Task prompt
Take the listing from its first line through the line that contains "FREQ_MHZ = [round(0.05" and please retype those lines exactly, leaving out the pictures.

Source excerpt
## Start
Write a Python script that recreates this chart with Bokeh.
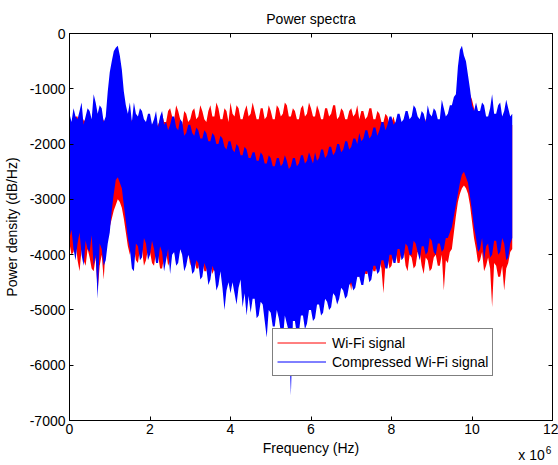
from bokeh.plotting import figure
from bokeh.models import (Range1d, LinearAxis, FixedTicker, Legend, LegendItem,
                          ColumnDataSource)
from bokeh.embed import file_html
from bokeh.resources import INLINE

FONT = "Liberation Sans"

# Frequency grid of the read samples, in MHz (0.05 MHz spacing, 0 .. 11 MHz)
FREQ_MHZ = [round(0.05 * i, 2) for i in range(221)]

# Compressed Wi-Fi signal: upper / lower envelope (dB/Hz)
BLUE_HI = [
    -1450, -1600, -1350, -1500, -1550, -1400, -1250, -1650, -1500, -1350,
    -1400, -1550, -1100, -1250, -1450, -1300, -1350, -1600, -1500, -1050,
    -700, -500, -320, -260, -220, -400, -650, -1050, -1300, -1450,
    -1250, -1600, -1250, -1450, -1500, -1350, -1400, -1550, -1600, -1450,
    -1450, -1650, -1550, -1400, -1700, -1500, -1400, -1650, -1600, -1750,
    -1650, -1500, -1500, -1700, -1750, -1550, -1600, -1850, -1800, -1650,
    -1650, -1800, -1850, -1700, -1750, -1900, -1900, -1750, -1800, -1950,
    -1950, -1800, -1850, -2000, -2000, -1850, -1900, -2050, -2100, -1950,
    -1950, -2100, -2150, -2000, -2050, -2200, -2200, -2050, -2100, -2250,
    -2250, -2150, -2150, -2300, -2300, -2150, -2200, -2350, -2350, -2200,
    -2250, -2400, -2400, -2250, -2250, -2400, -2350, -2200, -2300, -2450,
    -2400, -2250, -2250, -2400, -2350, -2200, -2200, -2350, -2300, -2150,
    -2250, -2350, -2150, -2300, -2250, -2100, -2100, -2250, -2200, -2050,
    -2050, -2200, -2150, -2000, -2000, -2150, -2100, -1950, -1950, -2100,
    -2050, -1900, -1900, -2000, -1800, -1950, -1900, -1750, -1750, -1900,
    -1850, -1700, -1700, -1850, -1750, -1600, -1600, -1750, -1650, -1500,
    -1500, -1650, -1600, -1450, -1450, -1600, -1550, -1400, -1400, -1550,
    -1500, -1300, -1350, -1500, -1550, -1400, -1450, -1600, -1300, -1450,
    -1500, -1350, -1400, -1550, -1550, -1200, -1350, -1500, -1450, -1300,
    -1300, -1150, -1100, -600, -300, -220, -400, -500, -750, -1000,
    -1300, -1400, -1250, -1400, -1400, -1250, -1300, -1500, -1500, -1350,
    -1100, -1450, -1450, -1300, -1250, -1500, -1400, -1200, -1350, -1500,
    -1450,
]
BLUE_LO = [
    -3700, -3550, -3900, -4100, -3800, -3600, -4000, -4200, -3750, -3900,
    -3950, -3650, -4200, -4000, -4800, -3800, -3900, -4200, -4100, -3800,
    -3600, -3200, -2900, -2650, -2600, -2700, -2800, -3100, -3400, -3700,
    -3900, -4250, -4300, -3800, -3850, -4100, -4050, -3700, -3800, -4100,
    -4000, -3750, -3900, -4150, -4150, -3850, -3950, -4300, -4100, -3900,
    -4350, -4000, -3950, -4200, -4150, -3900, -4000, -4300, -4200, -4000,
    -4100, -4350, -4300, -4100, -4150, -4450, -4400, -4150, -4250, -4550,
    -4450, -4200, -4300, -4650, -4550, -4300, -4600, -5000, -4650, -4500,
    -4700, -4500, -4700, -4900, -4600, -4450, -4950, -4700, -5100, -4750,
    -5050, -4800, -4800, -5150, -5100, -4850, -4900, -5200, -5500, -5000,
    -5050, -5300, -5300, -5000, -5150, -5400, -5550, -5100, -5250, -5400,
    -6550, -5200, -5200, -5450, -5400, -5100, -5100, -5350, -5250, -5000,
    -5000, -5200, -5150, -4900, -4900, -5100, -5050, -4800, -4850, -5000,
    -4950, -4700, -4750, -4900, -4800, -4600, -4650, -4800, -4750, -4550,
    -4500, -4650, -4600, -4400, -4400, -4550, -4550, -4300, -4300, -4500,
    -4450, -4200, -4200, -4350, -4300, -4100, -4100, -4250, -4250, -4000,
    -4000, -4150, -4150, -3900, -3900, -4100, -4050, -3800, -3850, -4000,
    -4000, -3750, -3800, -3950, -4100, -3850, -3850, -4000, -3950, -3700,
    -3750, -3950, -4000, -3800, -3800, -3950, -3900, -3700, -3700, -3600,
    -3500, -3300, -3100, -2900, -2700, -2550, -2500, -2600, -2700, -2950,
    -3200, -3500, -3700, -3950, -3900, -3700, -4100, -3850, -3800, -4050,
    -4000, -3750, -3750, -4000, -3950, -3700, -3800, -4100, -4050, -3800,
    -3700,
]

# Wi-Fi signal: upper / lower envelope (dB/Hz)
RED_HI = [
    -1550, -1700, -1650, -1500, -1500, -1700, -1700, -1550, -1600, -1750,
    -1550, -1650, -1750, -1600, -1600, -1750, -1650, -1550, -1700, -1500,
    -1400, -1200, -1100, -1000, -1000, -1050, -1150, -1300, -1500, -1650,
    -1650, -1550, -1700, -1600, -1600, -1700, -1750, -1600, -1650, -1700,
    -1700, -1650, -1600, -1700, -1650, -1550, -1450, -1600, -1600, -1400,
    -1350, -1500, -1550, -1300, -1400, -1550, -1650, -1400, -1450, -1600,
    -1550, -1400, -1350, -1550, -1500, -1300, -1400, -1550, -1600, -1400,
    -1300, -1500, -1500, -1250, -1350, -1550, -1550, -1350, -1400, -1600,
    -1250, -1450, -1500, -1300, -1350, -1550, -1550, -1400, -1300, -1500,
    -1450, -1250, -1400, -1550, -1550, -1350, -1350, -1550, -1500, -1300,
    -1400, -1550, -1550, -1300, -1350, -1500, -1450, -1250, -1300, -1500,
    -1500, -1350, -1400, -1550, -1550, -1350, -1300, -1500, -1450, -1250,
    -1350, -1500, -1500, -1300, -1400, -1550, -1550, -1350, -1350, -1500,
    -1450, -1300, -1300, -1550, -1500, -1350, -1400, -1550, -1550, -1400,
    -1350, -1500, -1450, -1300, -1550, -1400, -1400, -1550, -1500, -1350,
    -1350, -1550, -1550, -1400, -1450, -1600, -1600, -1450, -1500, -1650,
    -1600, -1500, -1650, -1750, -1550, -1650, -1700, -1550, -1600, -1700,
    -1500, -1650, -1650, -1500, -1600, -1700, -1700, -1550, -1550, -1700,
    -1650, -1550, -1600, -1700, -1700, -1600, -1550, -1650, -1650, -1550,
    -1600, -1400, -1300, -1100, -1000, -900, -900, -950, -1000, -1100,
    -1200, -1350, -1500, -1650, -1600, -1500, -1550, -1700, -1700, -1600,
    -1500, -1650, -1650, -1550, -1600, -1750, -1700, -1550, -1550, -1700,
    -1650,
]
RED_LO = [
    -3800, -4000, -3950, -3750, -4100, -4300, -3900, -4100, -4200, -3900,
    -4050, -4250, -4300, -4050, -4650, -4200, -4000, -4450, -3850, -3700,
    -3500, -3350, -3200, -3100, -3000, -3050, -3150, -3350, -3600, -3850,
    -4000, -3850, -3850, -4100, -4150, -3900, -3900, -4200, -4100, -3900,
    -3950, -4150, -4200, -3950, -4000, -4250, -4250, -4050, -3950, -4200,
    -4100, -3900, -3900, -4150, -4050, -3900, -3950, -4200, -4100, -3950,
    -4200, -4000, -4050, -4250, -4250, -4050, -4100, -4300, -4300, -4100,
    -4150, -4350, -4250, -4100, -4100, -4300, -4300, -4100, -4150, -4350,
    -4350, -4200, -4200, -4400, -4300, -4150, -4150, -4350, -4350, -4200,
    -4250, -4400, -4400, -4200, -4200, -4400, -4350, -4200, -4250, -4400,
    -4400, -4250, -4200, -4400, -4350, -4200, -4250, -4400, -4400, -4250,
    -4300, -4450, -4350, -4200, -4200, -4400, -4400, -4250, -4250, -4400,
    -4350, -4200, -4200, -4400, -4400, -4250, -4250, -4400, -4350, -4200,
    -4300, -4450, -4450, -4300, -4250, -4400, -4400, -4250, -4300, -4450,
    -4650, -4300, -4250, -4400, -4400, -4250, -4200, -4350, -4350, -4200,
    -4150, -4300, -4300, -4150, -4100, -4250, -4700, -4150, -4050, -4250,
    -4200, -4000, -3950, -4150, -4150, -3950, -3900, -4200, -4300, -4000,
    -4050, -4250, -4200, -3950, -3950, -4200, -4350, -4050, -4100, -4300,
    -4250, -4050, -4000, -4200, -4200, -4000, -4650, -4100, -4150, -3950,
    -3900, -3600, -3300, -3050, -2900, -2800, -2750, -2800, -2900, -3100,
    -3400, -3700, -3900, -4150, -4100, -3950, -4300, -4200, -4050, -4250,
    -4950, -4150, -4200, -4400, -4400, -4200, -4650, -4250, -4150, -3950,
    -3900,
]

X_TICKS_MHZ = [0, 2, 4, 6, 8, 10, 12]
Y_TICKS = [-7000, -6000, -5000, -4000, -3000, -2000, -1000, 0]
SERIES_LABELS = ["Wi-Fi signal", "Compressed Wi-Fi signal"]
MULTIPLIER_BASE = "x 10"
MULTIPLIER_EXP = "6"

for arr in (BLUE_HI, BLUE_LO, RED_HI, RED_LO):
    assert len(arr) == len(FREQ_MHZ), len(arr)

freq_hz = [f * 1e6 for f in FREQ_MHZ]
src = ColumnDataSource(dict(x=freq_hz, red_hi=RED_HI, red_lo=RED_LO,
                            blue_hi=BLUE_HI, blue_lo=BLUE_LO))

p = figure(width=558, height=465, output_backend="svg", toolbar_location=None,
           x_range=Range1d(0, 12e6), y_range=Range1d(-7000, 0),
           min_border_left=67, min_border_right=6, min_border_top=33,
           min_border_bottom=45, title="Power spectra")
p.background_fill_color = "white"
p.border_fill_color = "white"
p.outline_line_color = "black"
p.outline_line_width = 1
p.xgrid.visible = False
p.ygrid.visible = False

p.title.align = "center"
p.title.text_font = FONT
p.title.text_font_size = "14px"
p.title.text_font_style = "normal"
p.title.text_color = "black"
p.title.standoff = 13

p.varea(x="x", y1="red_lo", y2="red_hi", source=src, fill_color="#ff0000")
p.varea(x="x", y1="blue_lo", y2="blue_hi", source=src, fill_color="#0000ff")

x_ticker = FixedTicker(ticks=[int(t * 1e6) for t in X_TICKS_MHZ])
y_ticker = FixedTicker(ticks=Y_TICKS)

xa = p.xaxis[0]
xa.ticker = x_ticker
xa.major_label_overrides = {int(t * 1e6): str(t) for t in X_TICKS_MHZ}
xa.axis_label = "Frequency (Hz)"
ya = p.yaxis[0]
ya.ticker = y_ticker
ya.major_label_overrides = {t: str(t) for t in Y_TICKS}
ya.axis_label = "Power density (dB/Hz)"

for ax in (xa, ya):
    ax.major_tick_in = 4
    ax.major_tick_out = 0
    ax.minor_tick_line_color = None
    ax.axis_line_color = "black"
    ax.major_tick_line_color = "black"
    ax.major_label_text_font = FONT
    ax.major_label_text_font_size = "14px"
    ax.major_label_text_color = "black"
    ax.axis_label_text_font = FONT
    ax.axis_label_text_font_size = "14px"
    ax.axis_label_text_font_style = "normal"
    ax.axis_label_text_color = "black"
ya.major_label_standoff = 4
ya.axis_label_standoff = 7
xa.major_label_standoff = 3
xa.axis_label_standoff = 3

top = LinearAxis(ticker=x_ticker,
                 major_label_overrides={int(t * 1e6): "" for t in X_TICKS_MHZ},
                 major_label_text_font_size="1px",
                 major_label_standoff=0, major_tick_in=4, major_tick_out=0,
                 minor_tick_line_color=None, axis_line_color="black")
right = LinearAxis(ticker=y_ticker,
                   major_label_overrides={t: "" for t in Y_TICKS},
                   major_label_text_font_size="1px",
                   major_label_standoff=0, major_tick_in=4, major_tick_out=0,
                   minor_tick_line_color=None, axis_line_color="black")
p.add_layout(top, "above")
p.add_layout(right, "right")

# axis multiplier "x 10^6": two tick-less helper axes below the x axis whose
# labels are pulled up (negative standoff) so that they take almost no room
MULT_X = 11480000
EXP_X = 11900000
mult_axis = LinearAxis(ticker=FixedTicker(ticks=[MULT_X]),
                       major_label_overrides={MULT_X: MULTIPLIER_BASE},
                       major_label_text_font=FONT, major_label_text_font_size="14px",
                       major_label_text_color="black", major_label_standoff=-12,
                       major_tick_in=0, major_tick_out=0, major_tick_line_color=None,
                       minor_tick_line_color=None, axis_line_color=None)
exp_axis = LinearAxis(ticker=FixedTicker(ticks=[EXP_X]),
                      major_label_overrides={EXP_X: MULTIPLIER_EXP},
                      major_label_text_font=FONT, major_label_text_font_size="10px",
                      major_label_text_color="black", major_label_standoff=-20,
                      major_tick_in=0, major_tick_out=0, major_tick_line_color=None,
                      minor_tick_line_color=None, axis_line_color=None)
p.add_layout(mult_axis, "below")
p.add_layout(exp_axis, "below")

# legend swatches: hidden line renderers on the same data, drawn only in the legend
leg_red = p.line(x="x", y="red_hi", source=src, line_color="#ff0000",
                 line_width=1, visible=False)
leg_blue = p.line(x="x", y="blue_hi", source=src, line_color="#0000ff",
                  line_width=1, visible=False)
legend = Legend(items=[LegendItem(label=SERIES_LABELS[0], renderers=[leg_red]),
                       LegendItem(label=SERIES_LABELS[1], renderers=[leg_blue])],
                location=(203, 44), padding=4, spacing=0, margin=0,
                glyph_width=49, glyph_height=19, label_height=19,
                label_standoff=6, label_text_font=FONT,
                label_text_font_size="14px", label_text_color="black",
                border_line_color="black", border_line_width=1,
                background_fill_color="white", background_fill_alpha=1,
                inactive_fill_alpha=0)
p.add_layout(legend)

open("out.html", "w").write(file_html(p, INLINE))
## End
Task output
Write a Python script that recreates this chart with Bokeh.
from bokeh.plotting import figure
from bokeh.models import (Range1d, LinearAxis, FixedTicker, Legend, LegendItem,
                          ColumnDataSource)
from bokeh.embed import file_html
from bokeh.resources import INLINE

FONT = "Liberation Sans"

# Frequency grid of the read samples, in MHz (0.05 MHz spacing, 0 .. 11 MHz)
FREQ_MHZ = [round(0.05 * i, 2) for i in range(221)]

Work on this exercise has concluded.